"Streaming Farms"

Giving My Bones to the Western LandsSpotify is ripping off artists. What goes around comes around. It was only a question of time until Spotify got ripped off themselves. Big time. This is how it works. First you buy the music catalogue of an obscure artist. Then you play the songs on repeat on hundreds of computers and cellphones. This is known as "Streaming Farms" and gives the concept of passive listening a new and deeper meaning. This way you can earn money. Spotify pays between $0.003-$0.005 per stream on average. To generate any money and make it worthwhile the scale must be enormous. Spotify didn't want to talk about fake streams before. They downplayed the problem, claiming fake streams was less than 1 percent. Now Spotify has woken up and as a new deterrent, beginning early next year they "will start charging labels and distributors per track when flagrant artificial streaming is detected on their content. This new deterrent follows improved artificial streaming detection technology we rolled out earlier this year, as well as the establishment of the newly formed Music Fights Fraud Alliance." The alliance take pathetic oratory to a whole new level: "Music Fights Fraud is a global task force aimed at eradicating streaming fraud.

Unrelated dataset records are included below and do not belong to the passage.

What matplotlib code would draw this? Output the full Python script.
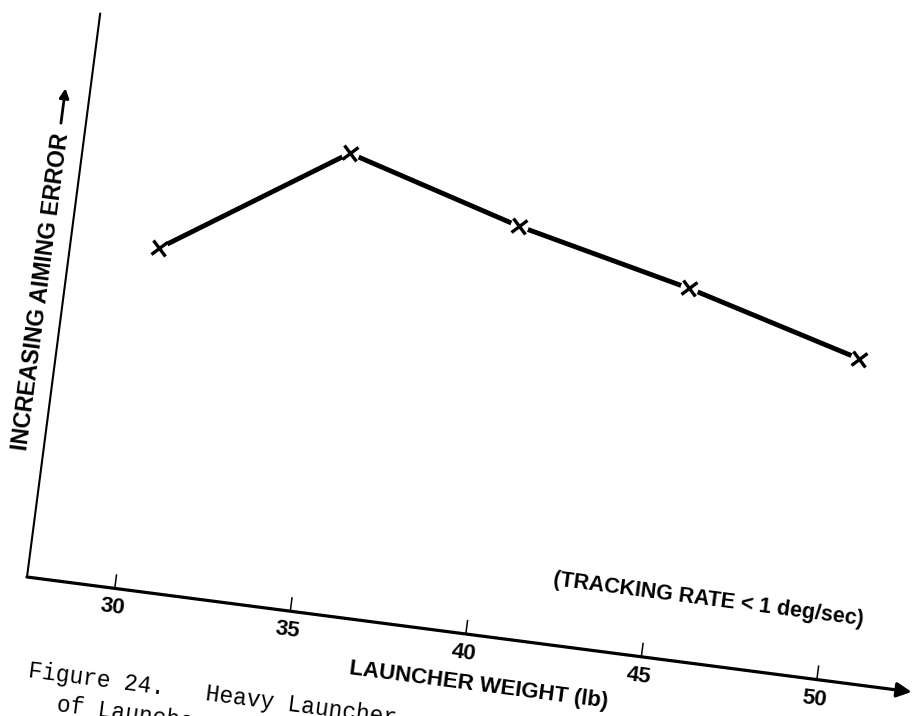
import matplotlib
matplotlib.use('Agg')
import matplotlib.pyplot as plt
from matplotlib.patches import FancyArrowPatch
from matplotlib.transforms import Affine2D

# launcher weight (lb) vs aiming error (arbitrary units, no scale on the axis)
weights = [30, 35, 40, 45, 50]
aiming_error = [6.04, 8.13, 7.24, 6.54, 5.70]
tick_values = [30, 35, 40, 45, 50]
tick_labels = ['30', '35', '40', '45', '50']

x_origin = 27.5
x_end = 52.7
y_top = 10.0
tilt = -7.4          # the scanned page is turned a little


def make_axes():
    """
    one axes over the whole page, plus a tilted transform on top of transData
    """
    fig = plt.figure(figsize=(9.13, 7.16), dpi=100)
    ax = fig.add_axes([0, 0, 1, 1])
    ax.axis('off')
    x0 = x_origin - 27 / 35.4
    y0 = -139 / 56.8
    ax.set_xlim(x0, x0 + 913 / 35.4)
    ax.set_ylim(y0, y0 + 716 / 56.8)
    cx, cy = ax.transData.transform((x_origin, 0))
    tr = ax.transData + Affine2D().rotate_deg_around(cx, cy, tilt)
    return fig, ax, tr


fig, ax, tr = make_axes()
bold = dict(family='Liberation Sans', weight='bold', color='black')

# axes lines
ax.plot([x_origin, x_origin], [0, y_top], color='black', lw=1.5,
        transform=tr, clip_on=False)
ax.add_patch(FancyArrowPatch((x_origin, 0), (x_end, 0), transform=tr,
                             arrowstyle='-|>', mutation_scale=22, lw=2.3,
                             color='black', shrinkA=0, shrinkB=0,
                             clip_on=False))
ax.vlines(tick_values, 0, 0.25, color='black', lw=1.1, transform=tr,
          clip_on=False)
for val, lab in zip(tick_values, tick_labels):
    ax.text(val, -0.34, lab, transform=tr, rotation=tilt,
            rotation_mode='anchor', ha='center', va='center',
            fontsize=16, **bold)

# the data line, broken a little round each cross
ax.plot(weights, aiming_error, color='black', lw=3.5, transform=tr,
        clip_on=False, solid_capstyle='round', zorder=2)
ax.plot(weights, aiming_error, ls='none', marker='o', ms=13,
        mfc='white', mec='none', transform=tr, clip_on=False, zorder=3)
ax.plot(weights, aiming_error, ls='none',
        marker=matplotlib.markers.MarkerStyle(
            'x', transform=Affine2D().rotate_deg(tilt)),
        ms=10, mew=2.4, color='black', transform=tr, clip_on=False,
        zorder=4)

# labels
ax.text(40.55, -0.86, 'LAUNCHER WEIGHT (lb)', transform=tr, rotation=tilt,
        rotation_mode='anchor', ha='center', va='center', fontsize=16,
        **bold)
ax.text(46.66, 1.14, '(TRACKING RATE < 1 deg/sec)', transform=tr,
        rotation=tilt, rotation_mode='anchor', ha='center', va='center',
        fontsize=15.5, **bold)
ax.text(26.85, 5.02, 'INCREASING AIMING ERROR', transform=tr,
        rotation=90 + tilt, rotation_mode='anchor', ha='center',
        va='center', fontsize=16.5, **bold)
ax.add_patch(FancyArrowPatch((26.8, 8.0), (26.8, 8.62), transform=tr,
                             arrowstyle='-|>', mutation_scale=14, lw=2,
                             color='black', shrinkA=0, shrinkB=0,
                             clip_on=False))

# caption, typed and cut off at the page edge
mono = dict(family='Liberation Mono', fontsize=16.5, color='black')
ax.text(27.89, -1.74, 'Figure 24.   Heavy Launcher', transform=tr,
        rotation=tilt, rotation_mode='anchor', ha='left', va='baseline',
        zorder=1, **mono)
ax.text(28.79, -2.27, 'of Launcher', transform=tr, rotation=tilt,
        rotation_mode='anchor', ha='left', va='baseline', zorder=1, **mono)

fig.savefig('out.png', dpi=100)
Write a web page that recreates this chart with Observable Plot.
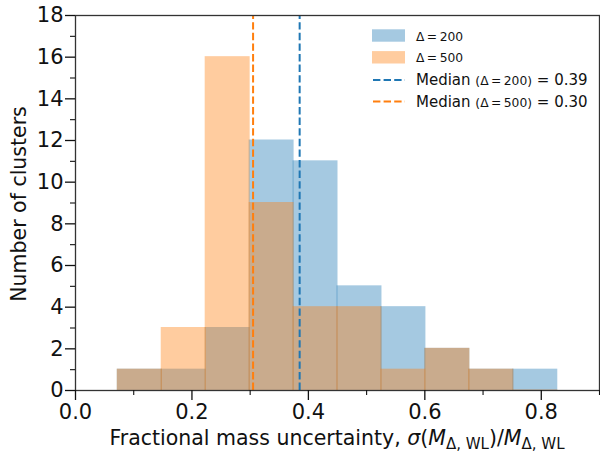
<!DOCTYPE html>
<html><head><meta charset="utf-8">
<script src="https://cdn.jsdelivr.net/npm/d3@7"></script>
<script src="https://cdn.jsdelivr.net/npm/@observablehq/plot@0.6"></script>
<style>
body{margin:0;background:#fff;}
#wrap{width:600px;height:454px;}
</style></head><body><div id="wrap"></div>
<script>
// ---- data ----
const binEdges = [0.0726, 0.1481, 0.2236, 0.2991, 0.3746, 0.4500, 0.5255, 0.6010, 0.6765, 0.7520, 0.8275];
const counts200 = [1, 1, 3, 12, 11, 5, 4, 2, 1, 1];
const counts500 = [1, 3, 16, 9, 4, 4, 1, 2, 1, 0];
const median200 = 0.385;
const median500 = 0.305;
const seriesNames = ["Δ\u2009=\u2009200", "Δ\u2009=\u2009500"];
const medianLabels = ["0.39", "0.30"];
const xTicks = [0, 0.2, 0.4, 0.6, 0.8];
const xMinorTicks = [0.1, 0.3, 0.5, 0.7, 0.9];
const yTicks = [0, 2, 4, 6, 8, 10, 12, 14, 16, 18];
const yMinorTicks = [1, 3, 5, 7, 9, 11, 13, 15, 17];

const blue = "#1f77b4", orange = "#ff7f0e";
const toBins = counts => counts.map((c, i) => ({x1: binEdges[i], x2: binEdges[i + 1], y: c}));
const bins200 = toBins(counts200);
const bins500 = toBins(counts500);
const font = "DejaVu Sans, sans-serif";

const svg = Plot.plot({
  width: 600, height: 454,
  marginLeft: 75, marginRight: 1, marginTop: 15, marginBottom: 64,
  style: {fontFamily: font, background: "#fff", color: "#111"},
  x: {domain: [0, 0.9]},
  y: {domain: [0, 18]},
  marks: [
    Plot.rectY(bins200, {x1: "x1", x2: "x2", y: "y", fill: blue, fillOpacity: 0.4, inset: -0.5}),
    Plot.rectY(bins500, {x1: "x1", x2: "x2", y: "y", fill: orange, fillOpacity: 0.4, inset: -0.5}),
    Plot.ruleX([median200], {x: d => d, y1: 0, y2: 18, stroke: blue, strokeWidth: 2, strokeDasharray: "7.4,3.2"}),
    Plot.ruleX([median500], {x: d => d, y1: 0, y2: 18, stroke: orange, strokeWidth: 2, strokeDasharray: "7.4,3.2"}),
    Plot.frame({stroke: "#333", strokeWidth: 1.3}),
    Plot.axisX({ticks: xTicks, tickSize: 10, tickPadding: 4, tickFormat: d3.format(".1f"), fontSize: 21, label: null, strokeWidth: 1.3}),
    Plot.axisX({ticks: xMinorTicks, tickSize: 5, tickFormat: () => "", label: null, strokeWidth: 1.1}),
    Plot.axisY({ticks: yTicks, tickSize: 10, tickPadding: 2, fontSize: 21, label: null, strokeWidth: 1.3}),
    Plot.axisY({ticks: yMinorTicks, tickSize: 5, tickFormat: () => "", label: null, strokeWidth: 1.1})
  ]
});
document.getElementById("wrap").appendChild(svg);

const s = d3.select(svg);
// y label
s.append("text")
  .attr("transform", "translate(18.5,204) rotate(-90)")
  .attr("text-anchor", "middle").attr("dominant-baseline", "central")
  .attr("font-family", font).attr("font-size", 20.5).attr("fill", "#111")
  .text("Number of clusters");

// x label with math parts
const xl = s.append("text")
  .attr("x", 337).attr("y", 445)
  .attr("text-anchor", "middle")
  .attr("font-family", font).attr("font-size", 20.5).attr("fill", "#111");
xl.append("tspan").text("Fractional mass uncertainty, ");
xl.append("tspan").attr("font-style", "italic").text("σ");
xl.append("tspan").text("(");
xl.append("tspan").attr("font-style", "italic").text("M");
xl.append("tspan").attr("font-size", 15).attr("dy", 4).text("Δ, WL");
xl.append("tspan").attr("dy", -4).text(")/");
xl.append("tspan").attr("font-style", "italic").text("M");
xl.append("tspan").attr("font-size", 15).attr("dy", 4).text("Δ, WL");

// legend
const lg = s.append("g").attr("font-family", font).attr("fill", "#111").attr("text-anchor", "start");
const rowY = [35.5, 57.3, 80, 101.5];
[blue, orange].forEach((c, i) => {
  lg.append("rect").attr("x", 372).attr("y", rowY[i] - 6.2).attr("width", 33).attr("height", 12.4)
    .attr("fill", c).attr("fill-opacity", 0.4);
  lg.append("text").attr("x", 416).attr("y", rowY[i] + 5).attr("font-size", 12.3).attr("text-anchor", "start").text(seriesNames[i]);
});
[blue, orange].forEach((c, i) => {
  const y = rowY[i + 2];
  lg.append("line").attr("x1", 373).attr("x2", 405).attr("y1", y).attr("y2", y)
    .attr("stroke", c).attr("stroke-width", 2).attr("stroke-dasharray", "7.4,3.2");
  const t = lg.append("text").attr("x", 416).attr("y", y + 5).attr("font-size", 15).attr("text-anchor", "start");
  t.append("tspan").text("Median ");
  t.append("tspan").attr("font-size", 12.3).text("(" + seriesNames[i] + ")");
  t.append("tspan").text(" = " + medianLabels[i]);
});
</script></body></html>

We represent, for the first time, all corners of the music industry aligning as a united front to combat fraud in music streaming. Our mission is to ensure that the global music streaming market is fair and that all members actively contribute to solutions intended to balance the equity of its operations. As an alliance, our members hope to detect, prevent, mitigate, and enforce anti-fraud measures, thereby moving closer to an industry where fraud has no place." Spotify cries crocodile tears. "We believe this will meaningfully deter labels and distributors from continuing to distribute the music of known bad actors that attempt to divert money from honest, hardworking artists." But, who is the real swindler here? The one who pays between $0.003-$0.005 per stream or the farmers?